Sorgente, which traces its origins to the 19th century, last month beat a Libyan sovereign wealth fund to buy the Galleria Sordi shopping mall in central Rome for €180m ($256m).

But opportunities to buy historic and “trophy” properties in Rome or even new developments are limited.

So while the Libyans are looking to invest some of their $80bn sovereign wealth fund in their former colonial ruler, Sorgente, with a portfolio valued at €1.8bn, is increasingly focusing abroad.

Mr Mainetti said: “You can build on 5th Avenue but not on Piazza Spagna. New York and London are expanding along its rivers, but we [Italy] are not building along the Tiber.”

Sorgente, he said, bought for the long term and was not highly leveraged. “We are looking for stable returns on rent,” he said, noting that pension funds were major shareholders in his property funds.

Its Caravaggio fund, the only one open to retail investors and quoted on the Milan stock exchange, has reported a 35.2 per cent increase in net asset value since its launch in 2004.

Italians bought 14,500 residential properties in the US in the first six months of this year, an increase of 15 per cent over the first half of 2008, according to a study by the Scenari property group.

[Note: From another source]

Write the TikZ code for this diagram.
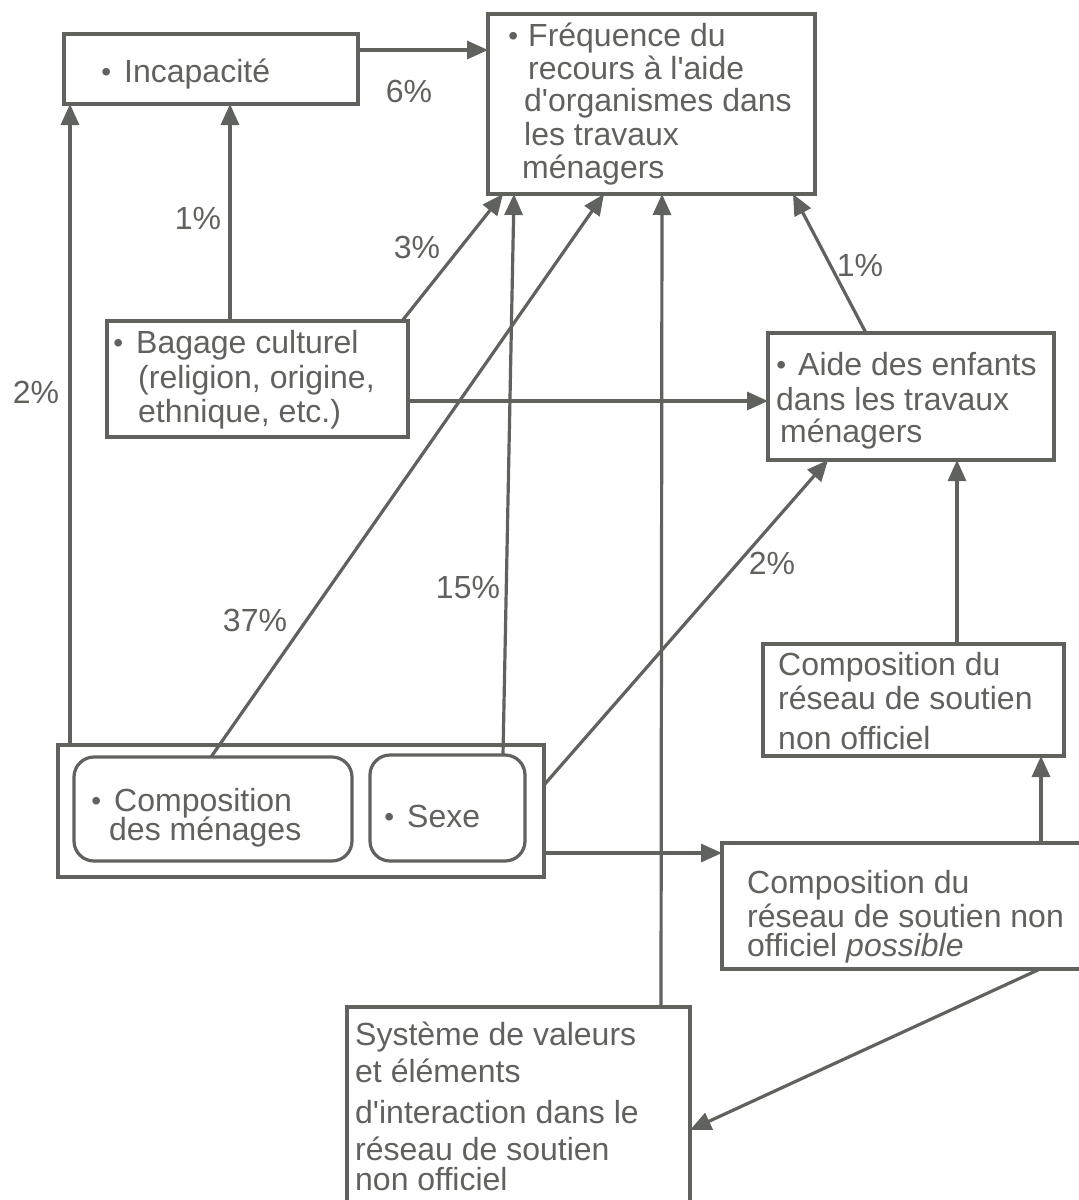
\documentclass[tikz,border=0pt]{standalone}
\usepackage{fontspec}
\setmainfont{Liberation Sans}
\usetikzlibrary{arrows.meta,calc}
\definecolor{ink}{RGB}{96,98,94}
\newcommand\bul[1]{\llap{\raisebox{1pt}{\fontsize{28}{28}\selectfont •}\hspace{#1}}}
\newcommand\apo{\textquotesingle}
\begin{document}
\begin{tikzpicture}[x=1pt,y=-1pt,
  box/.style={draw=ink,line width=3.2pt,anchor=north west,inner sep=0pt,outer sep=0pt},
  rbox/.style={box,rounded corners=20pt},
  txt/.style={anchor=base west,inner sep=0pt,text=ink,font=\fontsize{32}{36}\selectfont},
  lab/.style={inner sep=0pt,text=ink,font=\fontsize{32}{36}\selectfont},
  arr/.style={draw=ink,line width=3.2pt,-{Triangle[length=21pt,width=18pt]}}]
\useasboundingbox (0,0) rectangle (1079,1200);
\fill[white] (0,0) rectangle (1079,1200);
\clip (0,0) rectangle (1079,1200);

% boxes
\node[box,minimum width=294pt,minimum height=70pt] (inc) at (64,34) {};
\node[box,minimum width=327pt,minimum height=180pt] (freq) at (488,14) {};
\node[box,minimum width=301pt,minimum height=116pt] (bag) at (107,321) {};
\node[box,minimum width=286pt,minimum height=127pt] (aide) at (768,333) {};
\node[box,minimum width=301pt,minimum height=112pt] (rcomp) at (763,644) {};
\node[box,minimum width=400pt,minimum height=126pt] (poss) at (722,843) {};
\node[box,minimum width=343pt,minimum height=230pt] (sys) at (347,1007) {};
\node[box,minimum width=486pt,minimum height=132pt] (outer) at (58,745) {};
\node[rbox,minimum width=278pt,minimum height=104pt] (menag) at (74,757) {};
\node[rbox,minimum width=155pt,minimum height=106pt] (sexe) at (370,755) {};

% texts
\node[txt] (inc1) at (124,82) {\bul{13pt}Incapacité};

\node[txt] (fr1) at (528,46) {\bul{10pt}Fréquence du};
\node[txt] (fr2) at (528,79) {recours à l\apo aide};
\node[txt] (fr3) at (524,111) {d\apo organismes dans};
\node[txt] (fr4) at (524,145) {les travaux};
\node[txt] (fr5) at (522,178) {ménagers};

\node[txt] (bg1) at (136,353) {\bul{13pt}Bagage culturel};
\node[txt] (bg2) at (138,388) {(religion, origine,};
\node[txt] (bg3) at (138,422) {ethnique, etc.)};

\node[txt] (ai1) at (798,375) {\bul{12pt}Aide des enfants};
\node[txt] (ai2) at (776,410) {dans les travaux};
\node[txt] (ai3) at (780,442) {ménagers};

\node[txt] (rc1) at (778,675) {Composition du};
\node[txt] (rc2) at (778,709) {réseau de soutien};
\node[txt] (rc3) at (778,749) {non officiel};

\node[txt] (po1) at (747,893) {Composition du};
\node[txt] (po2) at (747,927) {réseau de soutien non};
\node[txt] (po3) at (747,956) {officiel \textit{possible}};

\node[txt] (sy1) at (355,1045) {Système de valeurs};
\node[txt] (sy2) at (355,1082) {et éléments};
\node[txt] (sy3) at (355,1123) {d\apo interaction dans le};
\node[txt] (sy4) at (355,1160) {réseau de soutien};
\node[txt] (sy5) at (355,1190) {non officiel};

\node[txt] (me1) at (114,811) {\bul{13pt}Composition};
\node[txt] (me2) at (109,840) {des ménages};
\node[txt] (se1) at (407,827) {\bul{13pt}Sexe};

% labels
\node[lab] (l6) at (409,91) {6\%};
\node[lab] (l1a) at (198,218) {1\%};
\node[lab] (l2a) at (36,392) {2\%};
\node[lab] (l3) at (417,247) {3\%};
\node[lab] (l1b) at (860,265) {1\%};
\node[lab] (l37) at (255,620) {37\%};
\node[lab] (l15) at (468,588) {15\%};
\node[lab] (l2b) at (772,563) {2\%};

% connectors
\draw[arr] ($(inc.north east)+(0,16)$) -- ($(freq.north west)+(0,36)$);
\draw[arr] ($(bag.north west)+(123,0)$) -- ($(inc.south west)+(166,0)$);
\draw[arr] ($(outer.north west)+(12,0)$) -- ($(inc.south west)+(6,0)$);
\draw[arr] ($(bag.north east)+(-6,0)$) -- ($(freq.south west)+(15,0)$);
\draw[arr] ($(menag.north west)+(137,0)$) -- ($(freq.south west)+(116,0)$);
\draw[arr] ($(sexe.north east)+(-22,0)$) -- ($(freq.south west)+(26,0)$);
\draw[arr] ($(sys.north west)+(314,0)$) -- ($(freq.south west)+(174,0)$);
\draw[arr] ($(aide.north west)+(98,0)$) -- ($(freq.south east)+(-22,0)$);
\draw[arr] ($(bag.north east)+(0,80)$) -- ($(aide.north west)+(0,68)$);
\draw[arr] ($(outer.north east)+(0,40)$) -- ($(aide.south west)+(60,0)$);
\draw[arr] ($(rcomp.north west)+(194,0)$) -- ($(aide.south west)+(189,0)$);
\draw[arr] ($(poss.north west)+(319,0)$) -- ($(rcomp.south west)+(278,0)$);
\draw[arr] ($(outer.south east)+(0,-24)$) -- ($(poss.north west)+(0,10)$);
\draw[arr] ($(poss.south west)+(318,0)$) -- ($(sys.north east)+(0,123)$);
\end{tikzpicture}
\end{document}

New York and Miami are favourites, with prices in the latter falling by an average of 35 per cent.

Since 2007, the US has become the prime property market overseas for Italians, after years of dominance by France and then Spain in 2006. The US accounted for 26 per cent of overseas purchases so far this year.

Falls in London property prices, especially in the Notting Hill area, are also attracting investors.

Italians carry far less personal debt than their average US and European equivalents, and have historically viewed property as their most important investment.